Using libc for GPUs

Building the GPU library

LLVM’s libc GPU support must be built with an up-to-date clang compiler due to heavy reliance on clang’s GPU support. This can be done automatically using the LLVM_ENABLE_RUNTIMES=libc option. To enable libc for the GPU, enable the LIBC_GPU_BUILD option. By default, libcgpu.a will be built using every supported GPU architecture. To restrict the number of architectures build, either set LIBC_GPU_ARCHITECTURES to the list of desired architectures manually or use native to detect the GPUs on your system.
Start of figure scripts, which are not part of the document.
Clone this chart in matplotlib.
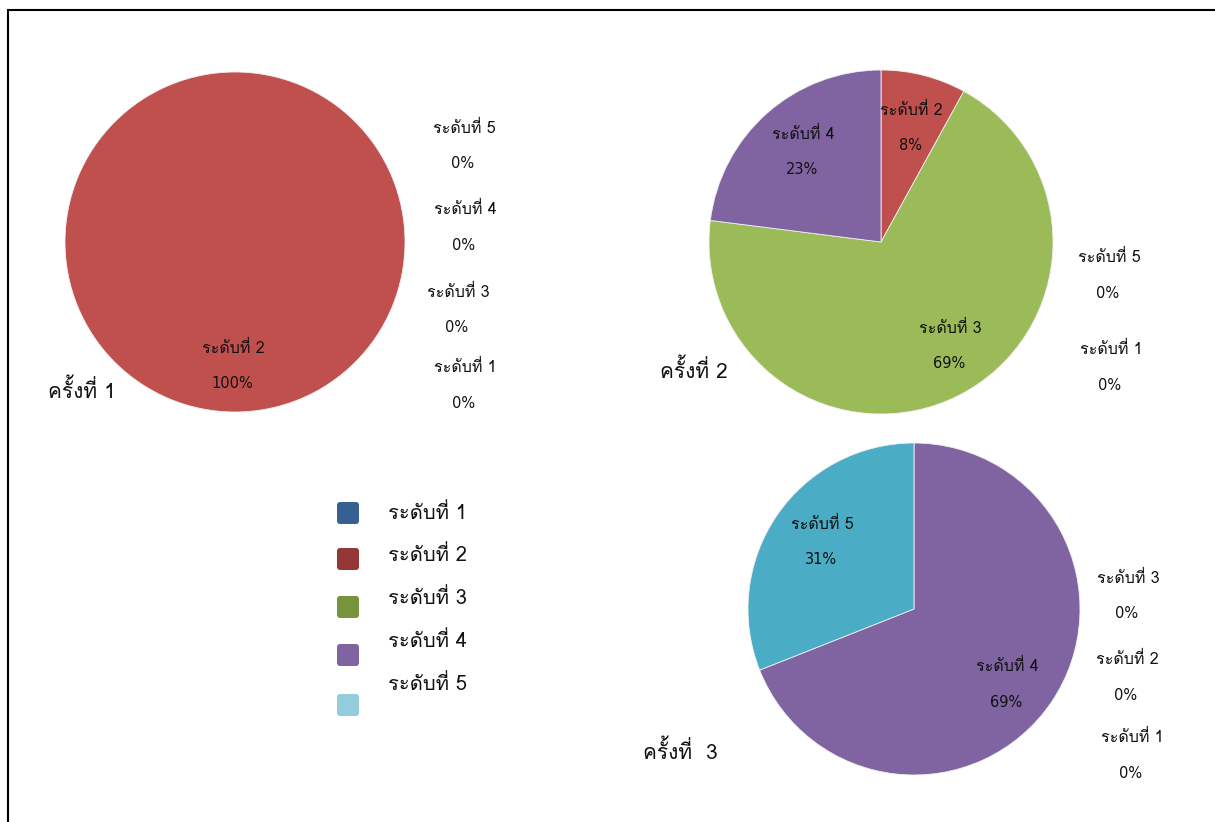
import matplotlib
matplotlib.use("Agg")
import matplotlib.pyplot as plt
from matplotlib import font_manager
from matplotlib.ft2font import FT2Font
from matplotlib.patches import FancyBboxPatch, Rectangle

# ---------------- data ----------------
categories = ["ระดับที่ 1", "ระดับที่ 2", "ระดับที่ 3", "ระดับที่ 4", "ระดับที่ 5"]
round1 = [0, 100, 0, 0, 0]
round2 = [0, 8, 69, 23, 0]
round3 = [0, 0, 0, 69, 31]
titles = ["ครั้งที่ 1", "ครั้งที่ 2", "ครั้งที่  3"]
pie_colors = ["#4F81BD", "#C0504D", "#9BBB59", "#8064A2", "#4BACC6"]
legend_colors = ["#376092", "#953735", "#77933C", "#8064A2", "#93CDDD"]

# ---------------- font detection ----------------
thai_names = []
for f in font_manager.fontManager.ttflist:
    try:
        ft = FT2Font(f.fname)
        if ft.get_char_index(ord("ร")) and ft.get_char_index(ord("ั")):
            if f.name not in thai_names:
                thai_names.append(f.name)
    except Exception:
        pass
main_thai = "Loma" if "Loma" in thai_names else (thai_names[0] if thai_names else "DejaVu Sans")
big_fam = [main_thai, "DejaVu Sans"]
small_fam = ["DejaVu Sans", main_thai]
plt.rcParams["font.family"] = big_fam

W, H = 1215, 822
fig = plt.figure(figsize=(W / 100, H / 100), dpi=100)
ax = fig.add_axes([0, 0, 1, 1])

def Y(y):
    return H - y

# pie layout: center, radius
pies = [
    (round1, (235, 242), 170),
    (round2, (881, 242), 172),
    (round3, (914, 609), 166),
]
for vals, (cx, cy), r in pies:
    nz = [(v, c) for v, c in zip(vals, pie_colors) if v > 0]
    ax.pie([v for v, _ in nz], colors=[c for _, c in nz], center=(cx, Y(cy)),
           radius=r, startangle=90, counterclock=False,
           wedgeprops=dict(edgecolor="#f0f0f0", linewidth=0.6), frame=True)
ax.set_xlim(0, W)
ax.set_ylim(0, H)
ax.set_aspect("equal")
ax.axis("off")

# border
ax.add_patch(Rectangle((8, -5), W, Y(10) + 5, fill=False,
                       edgecolor="black", linewidth=1.5))

# label positions (category index -> (x, y of name line))
label_pos = [
    {1: (233, 349), 4: (464, 129), 3: (465, 210), 2: (458, 293), 0: (465, 368)},
    {1: (911, 111), 3: (803, 135), 2: (950, 329), 4: (1109, 258), 0: (1111, 350)},
    {4: (822, 525), 3: (1007, 667), 2: (1128, 579), 1: (1127, 660), 0: (1132, 738)},
]
data_rounds = [round1, round2, round3]
for vals, pos in zip(data_rounds, label_pos):
    for i, (x, y) in pos.items():
        ax.text(x, Y(y), categories[i], ha="center", va="center", fontsize=11.5,
                color="#111111", family=big_fam)
        ax.text(x - 1, Y(y + 35), f"{vals[i]}%", ha="center", va="center",
                fontsize=10.5, color="#111111", family=small_fam)

# titles
title_pos = [(48, 390), (660, 370), (643, 751)]
for t, (x, y) in zip(titles, title_pos):
    ax.text(x, Y(y), t, ha="left", va="center", fontsize=15, color="#111111")

# legend
sq_y = [513, 559, 607, 655, 705]
tx_y = [513, 555, 598, 641, 684]
for i in range(5):
    ax.add_patch(FancyBboxPatch((337, Y(sq_y[i]) - 11), 22, 22,
                                boxstyle="round,pad=0,rounding_size=3",
                                facecolor=legend_colors[i], edgecolor="none"))
    ax.text(388, Y(tx_y[i]), categories[i], ha="left", va="center",
            fontsize=14.5, color="#111111")

fig.savefig("out.png", dpi=100)
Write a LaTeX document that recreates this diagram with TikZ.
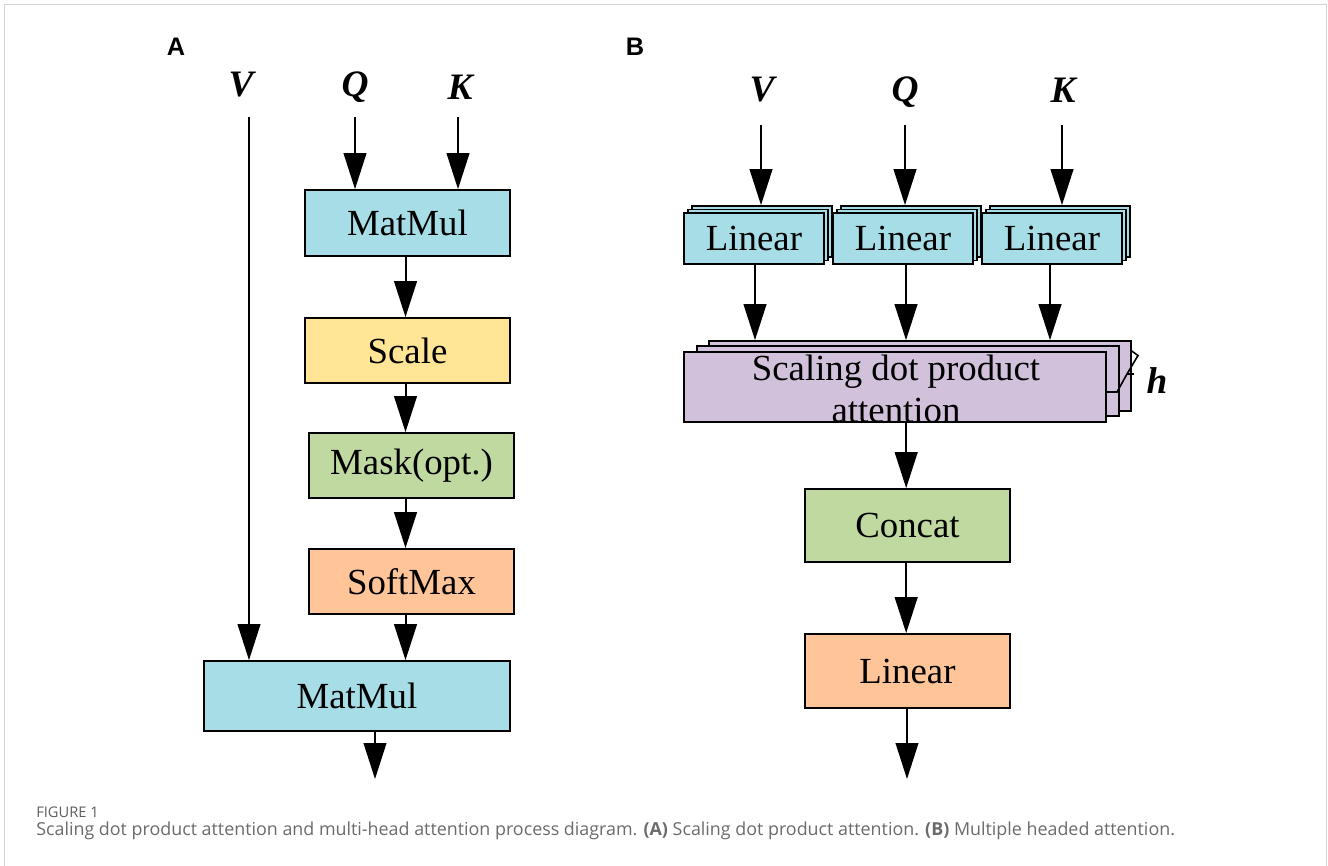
\documentclass[tikz,border=0pt]{standalone}
\usepackage{fontspec}
\setmainfont{Liberation Serif}
\newfontfamily\capfont{Open Sans}
\newfontfamily\panelfont{Liberation Sans}
\usetikzlibrary{arrows.meta,fit}
\definecolor{cyanF}{HTML}{A6DDE6}
\definecolor{yelF}{HTML}{FFE595}
\definecolor{grnF}{HTML}{C0D9A0}
\definecolor{orgF}{HTML}{FFC599}
\definecolor{purF}{HTML}{D2C1DA}
\definecolor{frameC}{HTML}{D4D4D4}
\definecolor{capC}{HTML}{6B6B6B}
\definecolor{figC}{HTML}{5E5E5E}
\newcommand\boxfont{\fontsize{27.6}{31}\selectfont}
\newcommand\iofont{\fontsize{28}{32}\selectfont\bfseries\itshape}
\newcommand\panfont{\panelfont\fontsize{19}{21}\selectfont\bfseries}
\begin{document}
\begin{tikzpicture}[x=0.75pt,y=-0.75pt,
  box/.style={draw=black, line width=1.3pt, inner sep=0pt},
  txt/.style={label={[font=\boxfont, inner sep=0pt]center:#1}},
  arr/.style={line width=1.5pt, -{Triangle[length=27pt,width=17pt]}},
  io/.style={font=\iofont, inner sep=0pt},
  pan/.style={font=\panfont, inner sep=0pt}]
\useasboundingbox (0,0) rectangle (1328,865);
% frame
\draw[frameC, line width=1.2pt] (4.5,870) -- (4.5,4.5) -- (1326.5,4.5) -- (1326.5,870);

% ---------- Panel A ----------
\node[pan] (labA) at (176,47) {A};
\node[io] (VA) at (241,85) {V};
\node[io] (QA) at (355,87) {Q};
\node[io] (KA) at (460,87) {K};
\coordinate (vAs) at (249,117);
\coordinate (qAs) at (355,117);
\coordinate (kAs) at (458,117);
\coordinate (outA) at (375,779);

\node[box, fill=cyanF, fit={(305,190) (510,256)}, txt=MatMul] (mm1) {};
\node[box, fill=yelF, fit={(305,318) (510,383)}, txt=Scale] (sc) {};
\node[box, fill=grnF, fit={(309,433) (514,498)}, txt={Mask(opt.)}] (mask) {};
\node[box, fill=orgF, fit={(309,549) (514,614)}, txt=SoftMax] (soft) {};
\node[box, fill=cyanF, fit={(204,661) (510,731)}, txt=MatMul] (mm2) {};

\draw[arr] (qAs) -- (qAs |- mm1.north);
\draw[arr] (kAs) -- (kAs |- mm1.north);
\draw[arr] (vAs) -- (vAs |- mm2.north);
\draw[arr] ([xshift=-1.5pt]mm1.south) -- ([xshift=-1.5pt]mm1.south |- sc.north);
\draw[arr] ([xshift=-1.5pt]sc.south) -- ([xshift=-1.5pt]sc.south |- mask.north);
\draw[arr] ([xshift=-4.5pt]mask.south) -- ([xshift=-4.5pt]mask.south |- soft.north);
\draw[arr] ([xshift=-4.5pt]soft.south) -- ([xshift=-4.5pt]soft.south |- mm2.north);
\draw[arr] (outA |- mm2.south) -- (outA);

% ---------- Panel B ----------
\node[pan] (labB) at (635,47) {B};
\node[io] (VB) at (762,90) {V};
\node[io] (QB) at (905,92) {Q};
\node[io] (KB) at (1063,90) {K};
\coordinate (vBs) at (761,125);
\coordinate (qBs) at (905,125);
\coordinate (kBs) at (1062,125);
\coordinate (outB) at (907,779);

% stacked Linear boxes
\node[box, fill=cyanF, fit={(692,206) (832,257)}] (lin1c) {};
\node[box, fill=cyanF, fit={(688,209.5) (828,260.5)}] (lin1b) {};
\node[box, fill=cyanF, fit={(684,213) (824,264)}, txt=Linear] (lin1) {};
\node[box, fill=cyanF, fit={(841,206) (981,257)}] (lin2c) {};
\node[box, fill=cyanF, fit={(837,209.5) (977,260.5)}] (lin2b) {};
\node[box, fill=cyanF, fit={(833,213) (973,264)}, txt=Linear] (lin2) {};
\node[box, fill=cyanF, fit={(990,206) (1130,257)}] (lin3c) {};
\node[box, fill=cyanF, fit={(986,209.5) (1126,260.5)}] (lin3b) {};
\node[box, fill=cyanF, fit={(982,213) (1122,264)}, txt=Linear] (lin3) {};

% stacked attention boxes
\node[box, fill=purF, fit={(709,341) (1131,411)}] (attc) {};
\node[box, fill=purF, fit={(697,346) (1119,416)}] (attb) {};
\node[box, fill=purF, fit={(684,352) (1106,422)}] (att) {};
\node[font=\boxfont, align=center, inner sep=0pt] (atttxt) at (896,389) {Scaling dot product\\attention};

\node[box, fill=grnF, fit={(805,489) (1010,562)}, txt=Concat] (concat) {};
\node[box, fill=orgF, fit={(805,634) (1010,708)}, txt=Linear] (linO) {};

\draw[arr] (vBs) -- (vBs |- lin1c.north);
\draw[arr] (qBs) -- (qBs |- lin2c.north);
\draw[arr] (kBs) -- (kBs |- lin3c.north);
\draw[arr] ([xshift=0.75pt]lin1.south) -- ([xshift=0.75pt]lin1.south |- attc.north);
\draw[arr] ([xshift=2.25pt]lin2.south) -- ([xshift=2.25pt]lin2.south |- attc.north);
\draw[arr] ([xshift=-1.5pt]lin3.south) -- ([xshift=-1.5pt]lin3.south |- attc.north);
\draw[arr] ([xshift=-1pt]concat.north |- att.south) -- ([xshift=-1pt]concat.north);
\draw[arr] ([xshift=-1pt]concat.south) -- ([xshift=-1pt]linO.north);
\draw[arr] (outB |- linO.south) -- (outB);

% h brace
\draw[line width=1.2pt, line join=miter] (1106,392) -- (1117,392) -- (1127,374) -- (1138,355.5) -- (1131,350.5);
\draw[line width=1.2pt] (1127,374) -- (1134,374);
\node[io] (hB) at (1157,381) {h};

% caption
\node[anchor=west, inner sep=0pt, text=figC, font=\capfont\fontsize{11}{13}\selectfont] (figlab) at (36,812) {FIGURE 1};
\node[anchor=west, inner sep=0pt, text=capC, font=\capfont] (cap) at (36,831)
  {\resizebox{854pt}{!}{Scaling dot product attention and multi-head attention process diagram. \textbf{(A)} Scaling dot product attention. \textbf{(B)} Multiple headed attention.}};
\end{tikzpicture}
\end{document}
A typical cmake configuration will look like this:

$> cd llvm-project  # The llvm-project checkout
$> mkdir build
$> cd build
$> cmake ../llvm -G Ninja                                \
   -DLLVM_ENABLE_PROJECTS="clang;lld;compiler-rt"        \
   -DLLVM_ENABLE_RUNTIMES="libc;openmp"                  \
   -DCMAKE_BUILD_TYPE=<Debug|Release>   \ # Select build type
   -DLIBC_GPU_BUILD=ON                  \ # Build in GPU mode
   -DLIBC_GPU_ARCHITECTURES=all         \ # Build all supported architectures
   -DCMAKE_INSTALL_PREFIX=<PATH>        \ # Where 'libcgpu.a' will live
$> ninja install

Since we want to include clang, lld and compiler-rt in our toolchain, we list them in LLVM_ENABLE_PROJECTS. To ensure libc is built using a compatible compiler and to support openmp offloading, we list them in LLVM_ENABLE_RUNTIMES to build them after the enabled projects using the newly built compiler. CMAKE_INSTALL_PREFIX specifies the installation directory in which to install the libcgpu.a library and headers along with LLVM. The generated headers will be placed in include/gpu-none-llvm.

Usage

Once the libcgpu.a static archive has been built it can be linked directly with offloading applications as a standard library. This process is described in the clang documentation. This linking mode is used by the OpenMP toolchain, but is currently opt-in for the CUDA and HIP toolchains through the --offload-new-driver` and -fgpu-rdc flags. A typical usage will look this this:

$> clang foo.c -fopenmp --offload-arch=gfx90a -lcgpu

The libcgpu.a static archive is a fat-binary containing LLVM-IR for each supported target device. The supported architectures can be seen using LLVM’s llvm-objdump with the --offloading flag:

$> llvm-objdump --offloading libcgpu.a
libcgpu.a(strcmp.cpp.o):    file format elf64-x86-64

OFFLOADING IMAGE [0]:
kind            llvm ir
arch            gfx90a
triple          amdgcn-amd-amdhsa
producer        none

Because the device code is stored inside a fat binary, it can be difficult to inspect the resulting code. This can be done using the following utilities:

$> llvm-ar x libcgpu.a strcmp.cpp.o
$> clang-offload-packager strcmp.cpp.o --image=arch=gfx90a,file=gfx90a.bc
$> opt -S out.bc
...

Please note that this fat binary format is provided for compatibility with existing offloading toolchains. The implementation in libc does not depend on any existing offloading languages and is completely freestanding.